Goal: Skipping all pictures, set down the lines of the listing from the first through the one with "plt.rcParams['font.family'] = ['Liberation".

Supplied material:
* * * *
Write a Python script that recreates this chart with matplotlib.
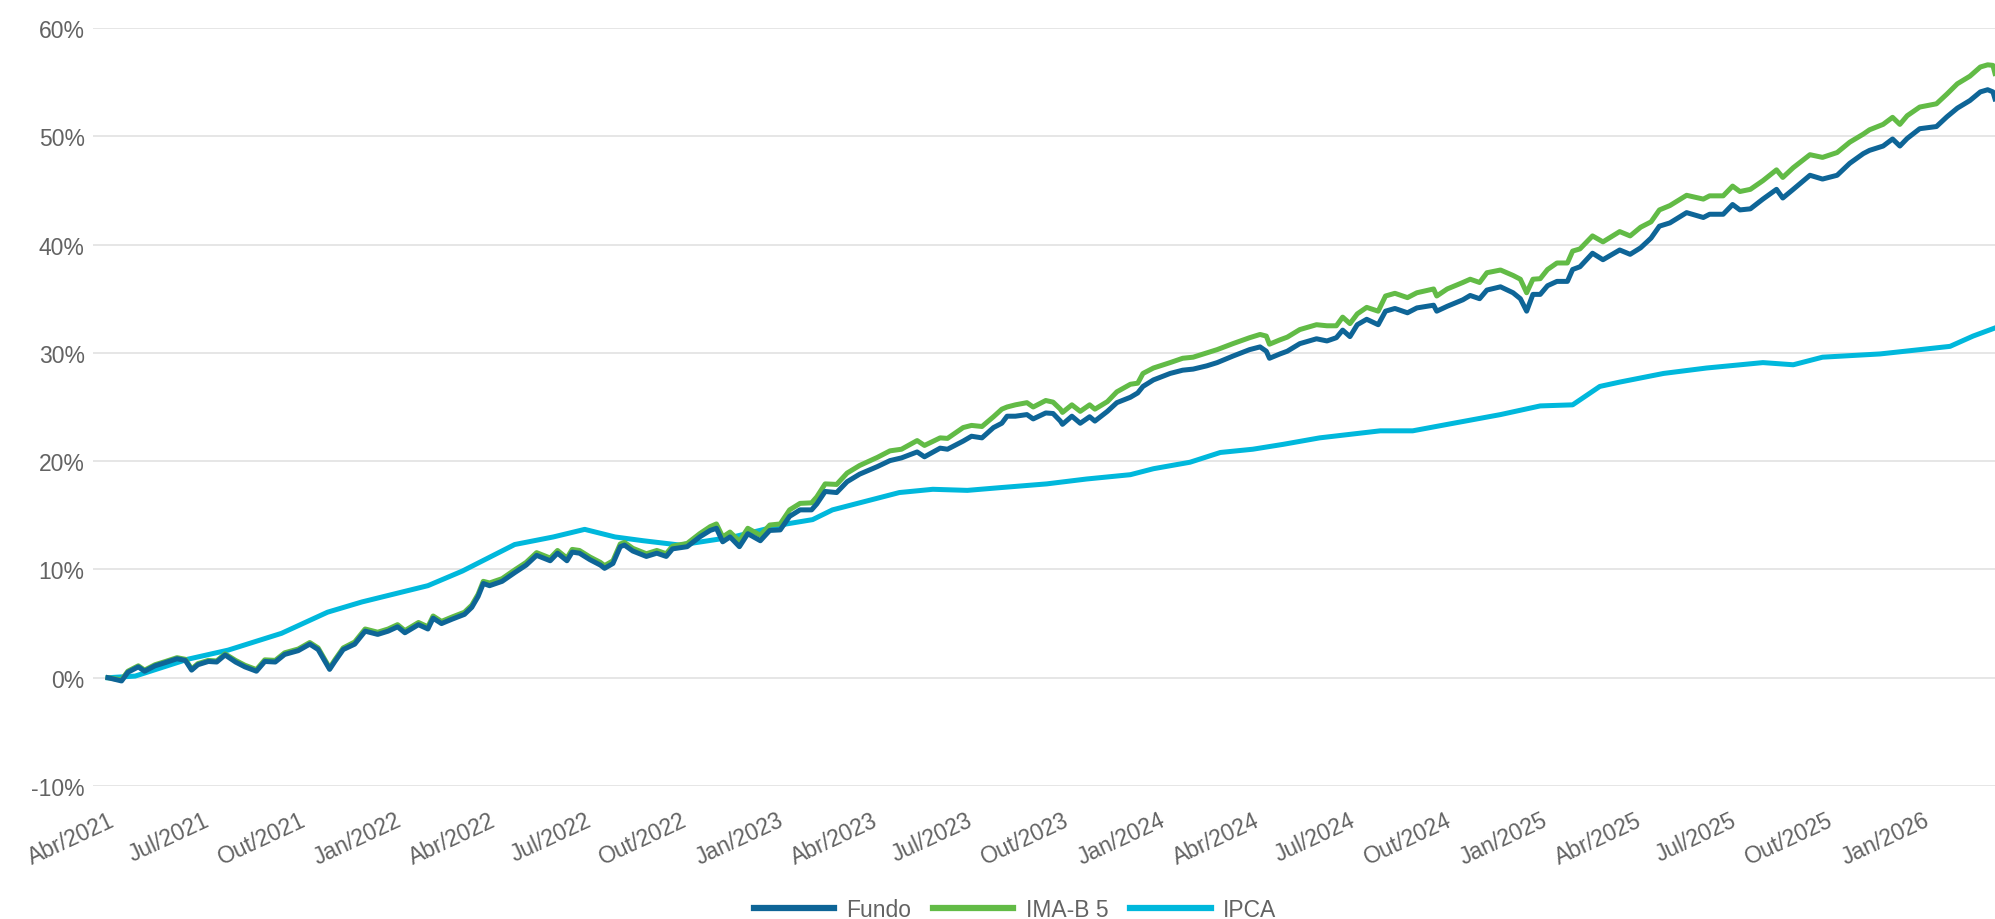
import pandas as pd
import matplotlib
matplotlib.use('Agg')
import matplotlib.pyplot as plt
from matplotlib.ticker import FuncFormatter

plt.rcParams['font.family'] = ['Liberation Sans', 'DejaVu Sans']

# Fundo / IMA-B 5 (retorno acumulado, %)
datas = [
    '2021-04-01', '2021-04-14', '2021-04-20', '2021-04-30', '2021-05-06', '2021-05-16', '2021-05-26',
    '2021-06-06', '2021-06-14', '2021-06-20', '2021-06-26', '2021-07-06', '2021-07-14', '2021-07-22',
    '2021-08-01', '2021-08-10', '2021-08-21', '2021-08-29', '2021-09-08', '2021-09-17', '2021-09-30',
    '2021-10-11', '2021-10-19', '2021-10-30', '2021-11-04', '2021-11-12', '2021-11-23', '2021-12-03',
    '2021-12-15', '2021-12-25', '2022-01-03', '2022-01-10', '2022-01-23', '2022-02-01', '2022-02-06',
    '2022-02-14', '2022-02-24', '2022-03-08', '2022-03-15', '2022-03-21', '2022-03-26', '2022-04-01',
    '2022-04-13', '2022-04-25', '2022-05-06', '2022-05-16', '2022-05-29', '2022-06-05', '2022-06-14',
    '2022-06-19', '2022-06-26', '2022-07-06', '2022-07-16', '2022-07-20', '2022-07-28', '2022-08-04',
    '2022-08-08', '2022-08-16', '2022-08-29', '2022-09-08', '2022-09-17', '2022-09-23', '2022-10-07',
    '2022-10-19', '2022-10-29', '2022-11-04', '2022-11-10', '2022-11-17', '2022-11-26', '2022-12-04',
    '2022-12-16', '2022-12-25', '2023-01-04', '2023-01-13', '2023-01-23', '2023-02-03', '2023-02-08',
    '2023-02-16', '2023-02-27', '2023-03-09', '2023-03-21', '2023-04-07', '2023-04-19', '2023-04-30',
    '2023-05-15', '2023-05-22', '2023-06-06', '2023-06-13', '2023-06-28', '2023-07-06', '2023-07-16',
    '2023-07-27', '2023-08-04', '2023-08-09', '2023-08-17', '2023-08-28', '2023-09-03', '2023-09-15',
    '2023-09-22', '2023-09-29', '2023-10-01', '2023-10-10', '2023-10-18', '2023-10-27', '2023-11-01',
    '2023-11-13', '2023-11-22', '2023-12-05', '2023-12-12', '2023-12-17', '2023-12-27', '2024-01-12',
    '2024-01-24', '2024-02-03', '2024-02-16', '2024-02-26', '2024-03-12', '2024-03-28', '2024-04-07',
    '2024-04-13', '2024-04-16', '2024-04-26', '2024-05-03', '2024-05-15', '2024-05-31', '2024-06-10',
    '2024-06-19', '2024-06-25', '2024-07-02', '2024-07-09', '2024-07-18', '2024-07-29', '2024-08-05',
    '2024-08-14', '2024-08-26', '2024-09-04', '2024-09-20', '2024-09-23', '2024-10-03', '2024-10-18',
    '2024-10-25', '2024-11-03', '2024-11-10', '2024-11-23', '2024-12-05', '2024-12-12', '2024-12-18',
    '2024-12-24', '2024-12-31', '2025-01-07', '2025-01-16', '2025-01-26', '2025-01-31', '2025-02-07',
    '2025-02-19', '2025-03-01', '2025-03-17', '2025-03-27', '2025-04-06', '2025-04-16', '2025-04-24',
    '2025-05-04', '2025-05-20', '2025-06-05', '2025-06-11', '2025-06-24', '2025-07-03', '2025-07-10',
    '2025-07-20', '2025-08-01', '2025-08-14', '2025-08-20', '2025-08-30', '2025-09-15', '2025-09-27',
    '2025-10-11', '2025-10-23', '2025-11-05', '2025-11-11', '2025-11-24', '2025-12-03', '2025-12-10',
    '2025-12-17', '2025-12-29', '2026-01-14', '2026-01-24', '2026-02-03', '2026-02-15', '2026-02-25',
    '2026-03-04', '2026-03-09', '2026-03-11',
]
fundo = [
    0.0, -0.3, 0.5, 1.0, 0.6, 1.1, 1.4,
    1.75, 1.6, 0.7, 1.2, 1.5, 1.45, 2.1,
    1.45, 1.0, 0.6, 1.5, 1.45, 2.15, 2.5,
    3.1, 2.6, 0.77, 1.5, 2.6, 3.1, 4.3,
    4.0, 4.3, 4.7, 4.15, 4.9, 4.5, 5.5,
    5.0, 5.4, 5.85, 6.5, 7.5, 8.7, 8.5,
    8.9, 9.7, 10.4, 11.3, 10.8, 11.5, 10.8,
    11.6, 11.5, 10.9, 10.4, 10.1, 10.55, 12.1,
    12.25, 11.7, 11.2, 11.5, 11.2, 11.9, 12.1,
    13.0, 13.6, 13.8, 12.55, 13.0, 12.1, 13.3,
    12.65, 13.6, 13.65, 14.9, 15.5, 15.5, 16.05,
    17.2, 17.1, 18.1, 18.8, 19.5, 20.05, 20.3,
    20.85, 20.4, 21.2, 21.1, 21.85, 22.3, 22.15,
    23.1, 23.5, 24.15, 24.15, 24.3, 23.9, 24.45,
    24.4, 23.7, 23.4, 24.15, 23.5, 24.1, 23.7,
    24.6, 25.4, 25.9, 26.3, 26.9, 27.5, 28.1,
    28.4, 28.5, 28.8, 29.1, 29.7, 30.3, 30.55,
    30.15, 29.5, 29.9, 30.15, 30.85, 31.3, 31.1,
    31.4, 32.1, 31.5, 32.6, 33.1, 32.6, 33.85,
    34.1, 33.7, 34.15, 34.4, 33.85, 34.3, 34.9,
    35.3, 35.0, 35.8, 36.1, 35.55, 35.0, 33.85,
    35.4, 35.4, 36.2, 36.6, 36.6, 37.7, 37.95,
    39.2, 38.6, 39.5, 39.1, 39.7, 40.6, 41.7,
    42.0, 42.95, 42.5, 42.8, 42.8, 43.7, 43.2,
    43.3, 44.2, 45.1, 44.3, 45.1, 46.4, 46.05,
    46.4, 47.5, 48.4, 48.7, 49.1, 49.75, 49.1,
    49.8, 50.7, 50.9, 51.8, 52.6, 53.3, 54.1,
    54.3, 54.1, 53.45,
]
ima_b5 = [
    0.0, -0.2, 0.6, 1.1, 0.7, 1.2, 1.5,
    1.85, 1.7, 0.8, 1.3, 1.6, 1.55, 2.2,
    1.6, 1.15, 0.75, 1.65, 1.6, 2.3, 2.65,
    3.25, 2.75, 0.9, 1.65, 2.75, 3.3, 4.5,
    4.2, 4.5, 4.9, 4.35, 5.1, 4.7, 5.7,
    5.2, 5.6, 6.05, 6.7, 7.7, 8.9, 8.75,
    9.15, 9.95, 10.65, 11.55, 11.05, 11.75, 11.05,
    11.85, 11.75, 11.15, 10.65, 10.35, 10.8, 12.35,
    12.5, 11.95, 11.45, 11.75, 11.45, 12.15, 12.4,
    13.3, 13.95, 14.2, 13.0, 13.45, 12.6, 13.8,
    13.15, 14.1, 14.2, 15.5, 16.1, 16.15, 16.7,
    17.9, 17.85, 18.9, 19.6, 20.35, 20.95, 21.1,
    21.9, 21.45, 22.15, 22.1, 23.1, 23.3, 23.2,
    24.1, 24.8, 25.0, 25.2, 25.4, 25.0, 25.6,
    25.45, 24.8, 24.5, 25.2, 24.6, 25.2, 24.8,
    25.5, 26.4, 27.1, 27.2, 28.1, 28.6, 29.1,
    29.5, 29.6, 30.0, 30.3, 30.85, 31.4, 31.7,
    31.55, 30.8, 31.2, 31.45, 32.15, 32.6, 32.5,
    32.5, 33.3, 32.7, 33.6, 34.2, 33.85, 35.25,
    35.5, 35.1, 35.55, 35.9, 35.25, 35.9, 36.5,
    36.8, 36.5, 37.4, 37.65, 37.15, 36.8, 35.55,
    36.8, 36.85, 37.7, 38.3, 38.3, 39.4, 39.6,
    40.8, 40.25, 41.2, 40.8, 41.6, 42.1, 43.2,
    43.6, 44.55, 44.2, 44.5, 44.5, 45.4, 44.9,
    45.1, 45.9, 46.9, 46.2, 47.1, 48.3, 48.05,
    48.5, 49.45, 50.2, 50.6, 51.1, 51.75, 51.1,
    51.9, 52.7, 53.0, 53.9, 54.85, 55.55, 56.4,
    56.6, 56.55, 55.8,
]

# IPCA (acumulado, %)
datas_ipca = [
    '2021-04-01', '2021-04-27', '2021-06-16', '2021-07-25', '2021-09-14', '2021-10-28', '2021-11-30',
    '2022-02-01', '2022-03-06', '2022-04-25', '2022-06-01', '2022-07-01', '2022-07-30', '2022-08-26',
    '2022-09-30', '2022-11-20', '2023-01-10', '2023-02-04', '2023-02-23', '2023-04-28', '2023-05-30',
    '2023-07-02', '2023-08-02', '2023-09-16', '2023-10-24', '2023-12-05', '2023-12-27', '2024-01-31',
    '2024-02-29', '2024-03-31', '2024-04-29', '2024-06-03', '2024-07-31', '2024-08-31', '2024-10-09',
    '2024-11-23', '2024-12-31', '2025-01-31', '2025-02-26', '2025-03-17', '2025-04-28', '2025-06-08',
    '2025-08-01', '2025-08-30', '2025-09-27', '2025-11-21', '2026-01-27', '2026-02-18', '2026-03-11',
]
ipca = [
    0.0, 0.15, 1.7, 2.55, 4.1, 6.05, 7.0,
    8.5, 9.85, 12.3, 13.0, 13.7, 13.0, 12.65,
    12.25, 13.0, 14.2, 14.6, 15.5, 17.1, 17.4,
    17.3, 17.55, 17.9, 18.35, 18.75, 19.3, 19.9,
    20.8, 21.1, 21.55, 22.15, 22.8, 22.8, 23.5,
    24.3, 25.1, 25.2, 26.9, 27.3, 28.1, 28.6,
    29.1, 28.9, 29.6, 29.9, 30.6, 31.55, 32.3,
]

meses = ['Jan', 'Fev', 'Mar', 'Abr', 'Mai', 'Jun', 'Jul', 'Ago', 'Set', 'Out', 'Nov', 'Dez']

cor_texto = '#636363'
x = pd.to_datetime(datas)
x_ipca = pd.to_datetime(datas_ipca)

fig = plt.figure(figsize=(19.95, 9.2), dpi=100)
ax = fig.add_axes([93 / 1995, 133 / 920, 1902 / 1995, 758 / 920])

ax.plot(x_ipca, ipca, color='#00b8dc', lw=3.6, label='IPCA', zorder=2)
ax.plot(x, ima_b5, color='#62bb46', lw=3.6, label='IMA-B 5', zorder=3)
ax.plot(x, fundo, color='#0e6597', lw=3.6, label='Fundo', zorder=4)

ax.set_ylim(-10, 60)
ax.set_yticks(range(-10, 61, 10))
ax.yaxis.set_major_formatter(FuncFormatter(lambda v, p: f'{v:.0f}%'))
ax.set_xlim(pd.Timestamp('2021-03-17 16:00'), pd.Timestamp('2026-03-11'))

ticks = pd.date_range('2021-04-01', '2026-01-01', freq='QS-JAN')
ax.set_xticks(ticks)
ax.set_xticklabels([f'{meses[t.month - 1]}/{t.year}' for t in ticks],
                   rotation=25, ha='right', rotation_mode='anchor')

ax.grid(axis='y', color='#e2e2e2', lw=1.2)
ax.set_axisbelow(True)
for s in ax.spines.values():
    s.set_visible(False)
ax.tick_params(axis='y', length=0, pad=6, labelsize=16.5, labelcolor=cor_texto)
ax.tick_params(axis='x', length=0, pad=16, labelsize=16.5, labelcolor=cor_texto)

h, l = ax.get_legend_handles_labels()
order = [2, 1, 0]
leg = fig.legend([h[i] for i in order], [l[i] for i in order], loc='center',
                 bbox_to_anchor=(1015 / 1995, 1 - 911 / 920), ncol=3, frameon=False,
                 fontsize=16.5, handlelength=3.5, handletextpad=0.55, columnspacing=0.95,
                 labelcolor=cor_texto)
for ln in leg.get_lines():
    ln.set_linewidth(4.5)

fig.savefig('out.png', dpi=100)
* * * *
Correct result:
Write a Python script that recreates this chart with matplotlib.
import pandas as pd
import matplotlib
matplotlib.use('Agg')
import matplotlib.pyplot as plt
from matplotlib.ticker import FuncFormatter

plt.rcParams['font.family'] = ['Liberation Sans', 'DejaVu Sans']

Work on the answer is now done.